Department of statistics and computer science, Agrocampus Rennes
library(readr)
library(here)
library(janitor)
library(tidyverse)
library(data.table)
decathlon <-
here("clean_data/clean_data.rds") %>% 
    read_rds()
"raw_data/decathlon.rds" %>% 
    here() %>%
    read_rds() %>% 
    data.table()
decathlon %>% 
    data.table()
Finding the longest long jump in the data
decathlon %>%
    group_by(event) %>% 
    filter(event == "long_jump",
           event_points == max(event_points)) %>% 
    select(-ranking:-overall_competition_points)
Finding the average 100m time for each competition
decathlon %>% 
        filter(event == "100m_sprint") %>%
    group_by(competition) %>%
        summarise(average_100m_time = round(mean(event_points), 2))

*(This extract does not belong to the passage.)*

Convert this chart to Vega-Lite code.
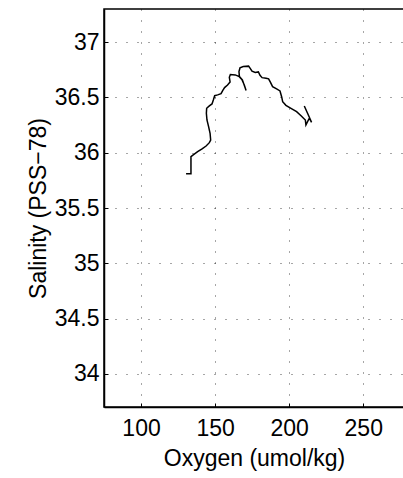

Finding the competitor with the highest total points across both competitions
decathlon %>% 
    group_by(competitor) %>%
    summarise(total_competition_points = sum(overall_competition_points)) %>% 
    filter(total_competition_points == max(total_competition_points)) %>% 
    head(3)
## `summarise()` ungrouping output (override with `.groups` argument)
Finding the shot-put scores for the top three competitors in each competition
decathlon %>% 
    select(-overall_competition_points, -ranking) %>% 
    filter(event == "shot_put")%>% 
    group_by(competition) %>%
    top_n(3, event_points) %>% 
    arrange(desc(event_points))
Calculating the average points for competitors who ran the 400m in less than 50 seconds vs. those that ran 400m in more than 50 seconds
decathlon %>% 
    filter(event == "400m_sprint")%>%
    group_by(event_points<50) %>% 
    summarise(average_points = round(mean(overall_competition_points))) %>%
  arrange(desc(average_points))
## `summarise()` ungrouping output (override with `.groups` argument)